Une impression renforcée grâce au travail effectué sur l'ambiance, notamment sonore avec des musiques discrètes mais qui savent faire monter la tension d'un cran quand il le faut, et un sound design global de qualité, entre les différents bruits environnants et les grognements terrifiants des créatures. Le jeu a également la bonne idée de proposer plusieurs fins, pour pallier une durée de vie relativement courte pour une première partie (comptez dix à quinze heures). Il vous faudra effectivement faire un choix entre accepter pleinement la corruption en absorbant les éclats des anciens récoltés sur les boss pour améliorer vos capacités et votre confort de jeu, ou bien les détruire dans un incinérateur et conserver votre humanité.

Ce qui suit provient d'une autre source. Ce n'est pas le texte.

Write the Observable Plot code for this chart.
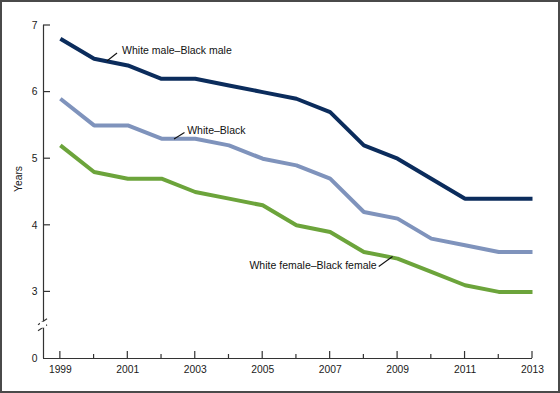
<!DOCTYPE html>
<html><head><meta charset="utf-8">
<script src="https://cdn.jsdelivr.net/npm/d3@7"></script>
<script src="https://cdn.jsdelivr.net/npm/@observablehq/plot@0.6"></script>
<style>
html,body{margin:0;padding:0;background:#fff;}
#chart{position:relative;width:560px;height:393px;overflow:hidden;}
#chart svg{position:absolute;left:0;top:0;}
#frame{position:absolute;left:0;top:0;width:560px;height:393px;box-sizing:border-box;border:2px solid #4a4a4a;pointer-events:none;}
</style></head><body>
<div id="chart"><div id="frame"></div></div>
<script>
// ---- data ----
const years = [1999,2000,2001,2002,2003,2004,2005,2006,2007,2008,2009,2010,2011,2012,2013];
const whiteMaleBlackMale     = [6.8,6.5,6.4,6.2,6.2,6.1,6.0,5.9,5.7,5.2,5.0,4.7,4.4,4.4,4.4];
const whiteBlack             = [5.9,5.5,5.5,5.3,5.3,5.2,5.0,4.9,4.7,4.2,4.1,3.8,3.7,3.6,3.6];
const whiteFemaleBlackFemale = [5.2,4.8,4.7,4.7,4.5,4.4,4.3,4.0,3.9,3.6,3.5,3.3,3.1,3.0,3.0];
const seriesNames = ["White male–Black male","White–Black","White female–Black female"];
const seriesColors = ["#0b2c5c","#7f93bc","#6ca43b"];
const xTickLabels = [1999,2001,2003,2005,2007,2009,2011,2013];
const yTickLabels = [0,3,4,5,6,7];
const yAxisTitle = "Years";

// annotation anchors (data units)
const labelText  = seriesNames;
const labelYear  = [2000.83, 2002.76, 2008.38];
const labelValue = [6.617, 5.423, 3.388];
const labelAnchor = ["start","start","end"];
const leaderFromYear  = [2000.38, 2002.37, 2008.44];
const leaderFromValue = [6.467, 5.296, 3.381];
const leaderToYear    = [2000.68, 2002.68, 2008.85];
const leaderToValue   = [6.587, 5.393, 3.532];

// ---- build tables ----
const seriesValues = [whiteMaleBlackMale, whiteBlack, whiteFemaleBlackFemale];
const rows = [];
seriesNames.forEach((s, i) => years.forEach((yr, j) => rows.push({series: s, year: yr, value: seriesValues[i][j]})));
const labels = labelText.map((t, i) => ({text: t, year: labelYear[i], value: labelValue[i], anchor: labelAnchor[i]}));
const leaders = labelText.map((t, i) => ({x1: leaderFromYear[i], y1: leaderFromValue[i], x2: leaderToYear[i], y2: leaderToValue[i]}));

// axis break: 0 is shown at the position of 2
const breakPos = 2;
const yTickPos = yTickLabels.map(v => v === 0 ? breakPos : v);
const font = "'Liberation Sans', Arial, Helvetica, sans-serif";

const plot = Plot.plot({
  width: 560, height: 393,
  marginLeft: 43, marginRight: 28, marginTop: 25, marginBottom: 35,
  style: {fontFamily: font, fontSize: "10.3px", color: "#1a1a1a", background: "transparent", overflow: "visible"},
  x: {domain: [1998.5, 2013]},
  y: {domain: [breakPos, 7]},
  color: {domain: seriesNames, range: seriesColors},
  marks: [
    Plot.ruleY([breakPos], {stroke: "#333", strokeWidth: 1.2}),
    Plot.ruleX([1998.5], {y1: breakPos, y2: 7, stroke: "#333", strokeWidth: 1.2}),
    Plot.axisY({ticks: yTickPos, tickSize: 0, tickPadding: 6, tickFormat: d => String(d === breakPos ? 0 : d), label: null}),
    Plot.axisX({ticks: xTickLabels, tickSize: 0, tickPadding: 7, tickFormat: d => String(d), label: null}),
    Plot.text([yAxisTitle], {frameAnchor: "left", rotate: -90, dx: -24.5, dy: 0, fontSize: 10.3}),
    Plot.line(rows, {x: "year", y: "value", z: "series", stroke: "series", strokeWidth: 4, strokeLinejoin: "miter", strokeLinecap: "butt"}),
    Plot.link(leaders, {x1: "x1", y1: "y1", x2: "x2", y2: "y2", stroke: "#111", strokeWidth: 1.1}),
    Plot.text(labels.filter(d => d.anchor === "start"), {x: "year", y: "value", text: "text", textAnchor: "start", fill: "#111", fontSize: 10.5}),
    Plot.text(labels.filter(d => d.anchor === "end"), {x: "year", y: "value", text: "text", textAnchor: "end", fill: "#111", fontSize: 10.5})
  ]
});

// inward tick marks and the axis break, drawn with the plot's own scales
const sx = plot.scale("x"), sy = plot.scale("y");
const g = d3.select(plot).append("g").attr("stroke", "#333").attr("stroke-width", 1.2);
const x0 = sx.apply(1998.5), y0 = sy.apply(breakPos);
years.forEach(yr => {
  const len = xTickLabels.includes(yr) ? 7 : 4;
  g.append("line").attr("x1", sx.apply(yr)).attr("x2", sx.apply(yr)).attr("y1", y0).attr("y2", y0 - len);
});
yTickLabels.filter(v => v !== 0).forEach(v => {
  g.append("line").attr("x1", x0).attr("x2", x0 + 7).attr("y1", sy.apply(v)).attr("y2", sy.apply(v));
});
const by = sy.apply(breakPos + 0.5);
d3.select(plot).append("rect").attr("x", x0 - 3).attr("y", by - 3).attr("width", 6).attr("height", 6).attr("fill", "#fff");
[-3, 3].forEach(o => {
  g.append("line").attr("x1", x0 - 5).attr("y1", by + o + 3).attr("x2", x0 + 4).attr("y2", by + o - 3);
});

document.getElementById("chart").prepend(plot);
</script>
</body></html>
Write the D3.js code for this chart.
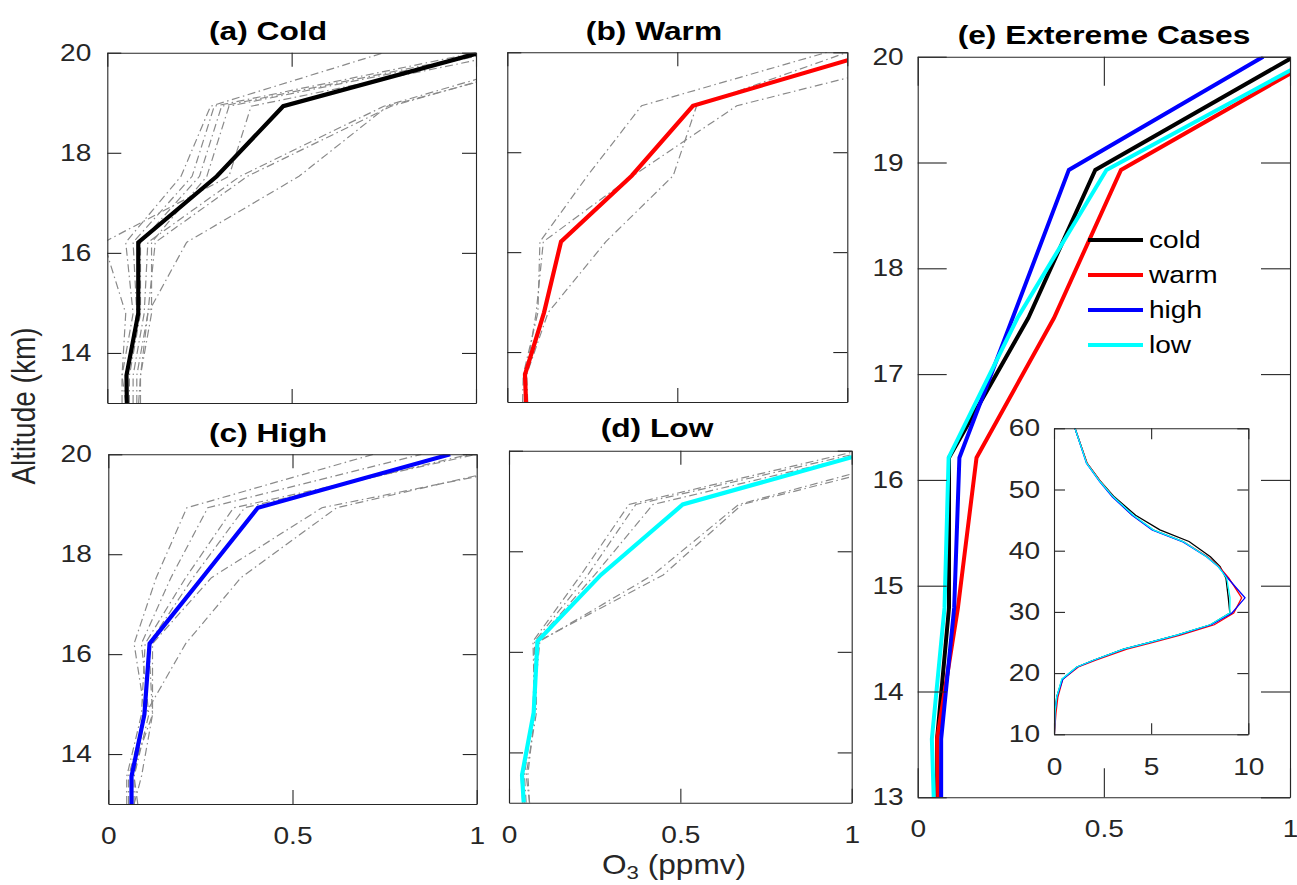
<!DOCTYPE html>
<html>
<head>
<meta charset="utf-8">
<script src="https://cdn.jsdelivr.net/npm/d3@7"></script>
<style>
  html, body { margin: 0; padding: 0; background: #fff; }
  svg { display: block; }
</style>
</head>
<body>
<script>
// ---------------- DATA ----------------
const levels = [13, 13.55, 14.79, 16.21, 17.53, 18.93, 20];

const coldMean = [0.053, 0.052, 0.084, 0.084, 0.297, 0.477, 1.01];
const warmMean = [0.055, 0.052, 0.108, 0.158, 0.366, 0.546, 1.08];
const highMean = [0.063, 0.063, 0.098, 0.112, 0.255, 0.406, 0.928];
const lowMean  = [0.043, 0.038, 0.072, 0.083, 0.268, 0.507, 1.068];

const coldMembers = [
  [0.05, 0.04, 0.05, -0.01, 0.33, 0.39, 1.10],
  [0.04, 0.04, 0.07, 0.05, 0.20, 0.28, 0.75],
  [0.05, 0.05, 0.08, 0.07, 0.23, 0.29, 1.00],
  [0.06, 0.06, 0.09, 0.09, 0.25, 0.31, 1.03],
  [0.09, 0.09, 0.12, 0.12, 0.27, 0.33, 1.05],
  [0.07, 0.07, 0.10, 0.11, 0.36, 0.75, 1.25],
  [0.08, 0.08, 0.11, 0.13, 0.38, 0.77, 1.28],
  [0.085, 0.09, 0.11, 0.215, 0.52, 0.76, 1.30]
];
const warmMembers = [
  [0.045, 0.047, 0.09, 0.096, 0.236, 0.395, 0.94],
  [0.06, 0.057, 0.12, 0.29, 0.488, 0.557, 1.00],
  [0.05, 0.055, 0.085, 0.106, 0.37, 0.675, 1.30]
];
const highMembers = [
  [0.055, 0.055, 0.10, 0.07, 0.13, 0.213, 0.72],
  [0.08, 0.07, 0.11, 0.09, 0.17, 0.27, 0.85],
  [0.05, 0.05, 0.09, 0.10, 0.21, 0.34, 1.00],
  [0.07, 0.09, 0.12, 0.11, 0.23, 0.37, 0.98],
  [0.07, 0.07, 0.10, 0.21, 0.36, 0.62, 1.25],
  [0.06, 0.06, 0.12, 0.12, 0.28, 0.58, 1.30]
];
const lowMembers = [
  [0.04, 0.035, 0.075, 0.07, 0.21, 0.35, 1.02],
  [0.05, 0.045, 0.07, 0.075, 0.23, 0.37, 1.05],
  [0.06, 0.05, 0.08, 0.08, 0.25, 0.42, 1.08],
  [0.045, 0.04, 0.07, 0.09, 0.42, 0.67, 1.25],
  [0.06, 0.055, 0.075, 0.085, 0.45, 0.68, 1.30]
];

// inset: full ozone profiles (km, ppmv)
const insetAlt  = [10, 13.4, 16.1, 19.0, 21.0, 22.1, 23.9, 24.9, 26.2, 27.9, 29.8, 32.3, 35.5, 37.4, 39.0, 41.5, 43.4, 45.8, 48.8, 51.3, 54.3, 60];
const insetCold = [0.02,0.05,0.14,0.42,1.18,2.03,3.58,4.78,6.33,8.05,9.05,8.97,8.85,8.55,8.05,6.95,5.45,4.20,3.10,2.40,1.70,1.08];
const insetWarm = [0.02,0.10,0.20,0.45,1.25,2.15,3.75,4.95,6.50,8.25,9.25,9.66,9.00,8.50,7.90,6.65,5.10,4.05,3.05,2.40,1.70,1.08];
const insetHigh = [0.02,0.05,0.15,0.45,1.20,2.05,3.60,4.80,6.35,8.10,9.15,9.83,8.95,8.45,7.85,6.60,5.05,4.02,3.00,2.35,1.67,1.08];
const insetLow  = [0.02,0.05,0.14,0.40,1.17,2.02,3.57,4.77,6.31,8.03,9.05,9.06,8.89,8.46,7.86,6.65,5.11,4.08,3.05,2.37,1.68,1.08];

const legendLabels = ["cold", "warm", "high", "low"];
const xTicks = [0, 0.5, 1];
const yTicksSmall = [14, 16, 18, 20];
const yTicksBig = [13, 14, 15, 16, 17, 18, 19, 20];
const insetXTicks = [0, 5, 10];
const insetYTicks = [10, 20, 30, 40, 50, 60];

// ---------------- STYLE ----------------
const W = 1297, H = 885;
const FONT = "'Liberation Sans', Arial, Helvetica, sans-serif";
const SX = 1.17;
const AX = "#262626";
const COLORS = { cold: "#000000", warm: "#ff0000", high: "#0000ff", low: "#00ffff" };

const svg = d3.select("body").append("svg").attr("width", W).attr("height", H);
svg.append("rect").attr("width", W).attr("height", H).attr("fill", "#fff");

function stretched(parent, x, y, str, size, opts = {}) {
  const t = parent.append("text")
    .attr("transform", `translate(${x},${y}) ${opts.rotate ? "rotate(-90) scale(1," + (opts.sx || SX) + ")" : "scale(" + (opts.sx || SX) + ",1)"}`)
    .attr("font-family", FONT)
    .attr("font-size", size)
    .attr("font-weight", opts.bold ? "bold" : "normal")
    .attr("fill", opts.fill || AX)
    .attr("text-anchor", opts.anchor || "middle");
  if (opts.baseline) t.attr("dominant-baseline", opts.baseline);
  if (str !== null) t.text(str);
  return t;
}

function fmt(d) { return String(d); }

function drawAxes(g, x, y, o) {
  const [x0, x1] = x.range();
  const [y1, y0] = y.range();
  const style = sel => {
    sel.selectAll("path.domain").attr("stroke", AX).attr("stroke-width", 1.1);
    sel.selectAll(".tick line").attr("stroke", AX).attr("stroke-width", 1.1);
    sel.selectAll(".tick text").attr("fill", AX).attr("font-size", 24).attr("font-family", FONT);
  };
  const left = g.append("g").attr("transform", `translate(${x0},0)`)
    .call(d3.axisLeft(y).tickValues(o.yTicks).tickSizeInner(-o.tl).tickSizeOuter(0)
      .tickPadding(o.yPad || 15).tickFormat(o.showY ? fmt : () => ""));
  style(left);
  left.selectAll(".tick text").attr("x", -(o.yPad || 15) / SX).attr("transform", `scale(${SX},1)`);
  const right = g.append("g").attr("transform", `translate(${x1},0)`)
    .call(d3.axisRight(y).tickValues(o.yTicks).tickSizeInner(-o.tl).tickSizeOuter(0).tickFormat(() => ""));
  style(right);
  const top = g.append("g").attr("transform", `translate(0,${y0})`)
    .call(d3.axisTop(x).tickValues(o.xTicks).tickSizeInner(-o.tl).tickSizeOuter(0).tickFormat(() => ""));
  style(top);
  const bottom = g.append("g").attr("transform", `translate(0,${y1})`)
    .call(d3.axisBottom(x).tickValues(o.xTicks).tickSizeInner(-o.tl).tickSizeOuter(0)
      .tickPadding(o.xPad || 23).tickFormat(o.showX ? fmt : () => ""));
  style(bottom);
  bottom.selectAll(".tick text").attr("transform", `scale(${SX},1)`);
}

function drawPanel(p) {
  const x = d3.scaleLinear().domain([0, 1]).range([p.x0, p.x1]);
  const y = d3.scaleLinear().domain([13, 20]).range([p.y1, p.y0]);
  const id = "clip-" + p.id;
  svg.append("clipPath").attr("id", id).append("rect")
    .attr("x", p.x0).attr("y", p.y0).attr("width", p.x1 - p.x0).attr("height", p.y1 - p.y0);
  const g = svg.append("g");
  const plot = g.append("g").attr("clip-path", `url(#${id})`);
  const line = d3.line().x(d => x(d[0])).y(d => y(d[1]));
  (p.members || []).forEach(m => {
    plot.append("path").datum(m.map((v, i) => [v, levels[i]]))
      .attr("d", line).attr("fill", "none").attr("stroke", "#8a8a8a")
      .attr("stroke-width", 1.2).attr("stroke-dasharray", "8,3.5,1.5,3.5");
  });
  p.means.forEach(mn => {
    plot.append("path").datum(mn.values.map((v, i) => [v, levels[i]]))
      .attr("d", line).attr("fill", "none").attr("stroke", mn.color)
      .attr("stroke-width", p.lw || 4.2).attr("stroke-linejoin", "miter");
  });
  drawAxes(g, x, y, { tl: p.tl, yTicks: p.yTicks, xTicks: xTicks, showY: p.showY, showX: p.showX, yPad: p.yPad, xPad: 23 });
  stretched(svg, p.tx, p.ty, p.title, 26, { bold: true, fill: "#000", sx: 1.22 });
  return { x, y, g };
}

drawPanel({ id: "a", x0: 107.3, x1: 476, y0: 52.7, y1: 403, tl: 14, yTicks: yTicksSmall, showY: true, showX: false, yPad: 16,
  members: coldMembers, means: [{ values: coldMean, color: COLORS.cold }], title: "(a) Cold", tx: 268, ty: 40 });
drawPanel({ id: "b", x0: 507.3, x1: 847.3, y0: 52.3, y1: 402, tl: 14, yTicks: yTicksSmall, showY: false, showX: false,
  members: warmMembers, means: [{ values: warmMean, color: COLORS.warm }], title: "(b) Warm", tx: 654, ty: 40 });
drawPanel({ id: "c", x0: 108.3, x1: 476.7, y0: 454.3, y1: 804, tl: 14, yTicks: yTicksSmall, showY: true, showX: true, yPad: 16.5,
  members: highMembers, means: [{ values: highMean, color: COLORS.high }], title: "(c) High", tx: 268, ty: 442 });
drawPanel({ id: "d", x0: 509, x1: 851.7, y0: 450.7, y1: 802.7, tl: 14, yTicks: yTicksSmall, showY: false, showX: true,
  members: lowMembers, means: [{ values: lowMean, color: COLORS.low }], title: "(d) Low", tx: 657, ty: 437 });

const E = drawPanel({ id: "e", x0: 917.7, x1: 1290, y0: 56.7, y1: 797.3, tl: 29, yTicks: yTicksBig, showY: true, showX: true, yPad: 14, lw: 4,
  members: [], means: [
    { values: coldMean, color: COLORS.cold },
    { values: warmMean, color: COLORS.warm },
    { values: highMean, color: COLORS.high },
    { values: lowMean, color: COLORS.low }
  ], title: "(e) Extereme Cases", tx: 1104, ty: 43.5 });

// legend
const legendColors = [COLORS.cold, COLORS.warm, COLORS.high, COLORS.low];
const legendY = d3.scalePoint().domain(legendLabels).range([240, 345]);
legendLabels.forEach((lab, i) => {
  svg.append("line").attr("x1", 1088).attr("x2", 1143)
    .attr("y1", legendY(lab)).attr("y2", legendY(lab))
    .attr("stroke", legendColors[i]).attr("stroke-width", 4);
  stretched(svg, 1149, legendY(lab), lab, 24, { anchor: "start", baseline: "central", fill: "#000" });
});

// inset
const ix = d3.scaleLinear().domain([0, 10]).range([1054, 1248.3]);
const iy = d3.scaleLinear().domain([10, 60]).range([734.3, 428.3]);
const ig = svg.append("g");
ig.append("rect").attr("x", 1054).attr("y", 428.3).attr("width", 1248.3 - 1054).attr("height", 734.3 - 428.3).attr("fill", "#fff");
svg.append("clipPath").attr("id", "clip-inset").append("rect")
  .attr("x", 1054).attr("y", 428.3).attr("width", 1248.3 - 1054).attr("height", 734.3 - 428.3);
const iplot = ig.append("g").attr("clip-path", "url(#clip-inset)");
const iline = d3.line().x(d => ix(d[0])).y(d => iy(d[1]));
[[insetCold, COLORS.cold], [insetWarm, COLORS.warm], [insetHigh, COLORS.high], [insetLow, COLORS.low]].forEach(([vals, c]) => {
  iplot.append("path").datum(vals.map((v, i) => [v, insetAlt[i]]))
    .attr("d", iline).attr("fill", "none").attr("stroke", c).attr("stroke-width", 1.3);
});
(function () {
  const style = sel => {
    sel.selectAll("path.domain").attr("stroke", AX).attr("stroke-width", 1.1);
    sel.selectAll(".tick line").attr("stroke", AX).attr("stroke-width", 1.1);
    sel.selectAll(".tick text").attr("fill", AX).attr("font-size", 24).attr("font-family", FONT);
  };
  const l = ig.append("g").attr("transform", "translate(1054,0)")
    .call(d3.axisLeft(iy).tickValues(insetYTicks).tickSizeInner(-11).tickSizeOuter(0).tickPadding(14).tickFormat(fmt));
  style(l);
  l.selectAll(".tick text").attr("x", -14 / SX).attr("transform", `scale(${SX},1)`);
  const r = ig.append("g").attr("transform", "translate(1248.3,0)")
    .call(d3.axisRight(iy).tickValues(insetYTicks).tickSizeInner(-11).tickSizeOuter(0).tickFormat(() => ""));
  style(r);
  const t = ig.append("g").attr("transform", "translate(0,428.3)")
    .call(d3.axisTop(ix).tickValues(insetXTicks).tickSizeInner(-11).tickSizeOuter(0).tickFormat(() => ""));
  style(t);
  const b = ig.append("g").attr("transform", "translate(0,734.3)")
    .call(d3.axisBottom(ix).tickValues(insetXTicks).tickSizeInner(-11).tickSizeOuter(0).tickPadding(24).tickFormat(fmt));
  style(b);
  b.selectAll(".tick text").attr("transform", `scale(${SX},1)`);
})();

// axis labels
stretched(svg, 23, 406, "Altitude (km)", 28, { rotate: true, baseline: "central" });
const xl = stretched(svg, 674, 874, null, 27, {});
xl.append("tspan").text("O");
xl.append("tspan").attr("font-size", 19).attr("dy", 5).text("3");
xl.append("tspan").attr("dy", -5).text(" (ppmv)");
</script>
</body>
</html>
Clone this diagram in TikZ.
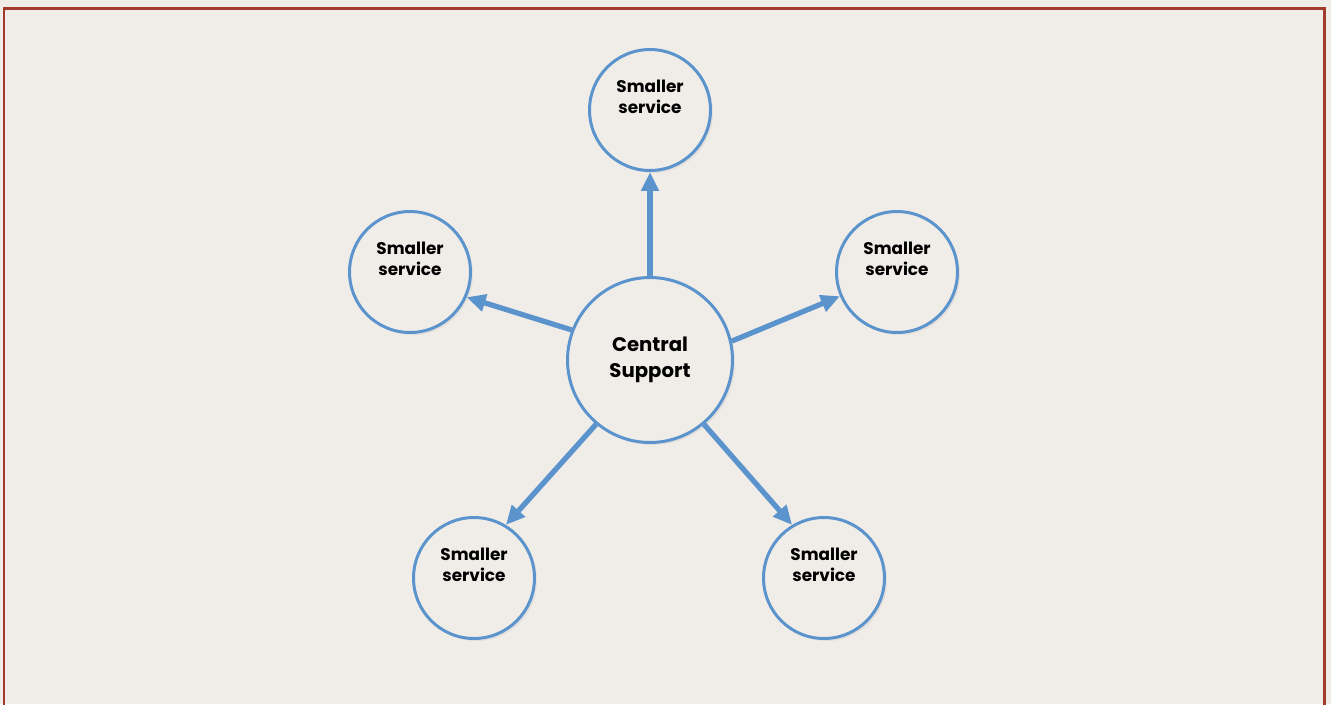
\documentclass[tikz,border=0pt]{standalone}
\usepackage{fontspec}
\setmainfont{Poppins}
\usepackage{xcolor}
\usetikzlibrary{arrows.meta,shadows}

\definecolor{paper}{HTML}{F0EDE9}
\definecolor{frame}{HTML}{A33A2B}
\definecolor{hub}{HTML}{5B93CD}

\begin{document}
\begin{tikzpicture}[x=0.02cm, y=-0.02cm,
    soft/.style={drop shadow={opacity=0.12, shadow xshift=0.05cm, shadow yshift=-0.05cm}},
    main/.style={draw=hub, line width=1.7pt, circle, fill=paper, soft},
    central/.style={main, minimum size=3.3cm, font=\bfseries\fontsize{11.2}{14.5}\selectfont, align=center},
    small/.style={main, minimum size=2.42cm,
        label={[font=\bfseries\fontsize{9.6}{12}\selectfont, align=center, yshift=0.26cm]center:Smaller\\service}},
    link/.style={draw=hub, line width=3pt, -{Triangle[length=0.38cm, width=0.34cm]}}]
    % bakgrunn og ramme
    \fill[paper] (0,0) rectangle (1331,704);
    \useasboundingbox (0,0) rectangle (1331,704);
    \draw[frame, line width=1.7pt] (4,720) -- (4,8.5) -- (1324.5,8.5) -- (1324.5,720);

    % nodene
    \node[central] (c) at (650,360) {Central\\Support};
    \node[small] (1) at (650,110) {};
    \node[small] (2) at (410,272) {};
    \node[small] (3) at (897,272) {};
    \node[small] (4) at (474,578) {};
    \node[small] (5) at (824,578) {};

    % pilene
    \draw[link] (c.90) -- (1.270);
    \draw[link] (c.159) -- (2.-24);
    \draw[link] (c.13) -- (3.203);
    \draw[link] (c.230) -- (4.59);
    \draw[link] (c.310) -- (5.121);
\end{tikzpicture}
\end{document}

De quoi replonger avec plaisir dans cette aventure aux multiples facettes, alternant entre bonnes initiatives et éléments plus aléatoires pouvant frustrer.
Points forts
- De superbes visuels et animations entièrement réalisés à la main
- Une tension permanente et une ambiance réussie
- Une progression convaincante et constante grâce à un système d'attributs et de talents
- Combats fluides, peu lassants et exigeants sans trop l'être, notamment contre les boss...
- Un nombre satisfaisant de capacités ouvrant la voie vers de nouveaux chemins
- Trois fins différentes
Points faibles
- Perfectible d'un point de vue technique (chargements, freeze...)
- Hormis quelques splendides panoramas, les zones sont peu nombreuses même si chacune est visuellement différente des autres
- L'alternance entre l'exploration et l'arrivée soudaine d'une horde, pouvant créer des situations injustes
- Certains combats frustrants lorsque les ennemis innondent l'écran, rendant l'action trop confuse
Sundered rend honneur au genre du Metroidvania en respectant ses fondamentaux, tout en apportant quelques idées sur la table comme son système de progression encourageant, histoire d'aider à supporter les dizaines de morts qu'il aime infliger. Si les premières sont douloureuses voire démotivantes, sa finition globale, portée par des graphismes somptueux dans leur genre et une ambiance Lovecraftienne efficace, devrait suffir à accrocher la plupart des joueurs à leur pad. Les plus motivés en auront pour leur argent avec les trois fins différentes du jeu et ses spectaculaires combats de boss... à condition de supporter son côté aléatoire et ses hordes d'ennemis qui ne manquent jamais une occasion d'infliger un retour à la case départ au moment où l'on s'y attend le moins.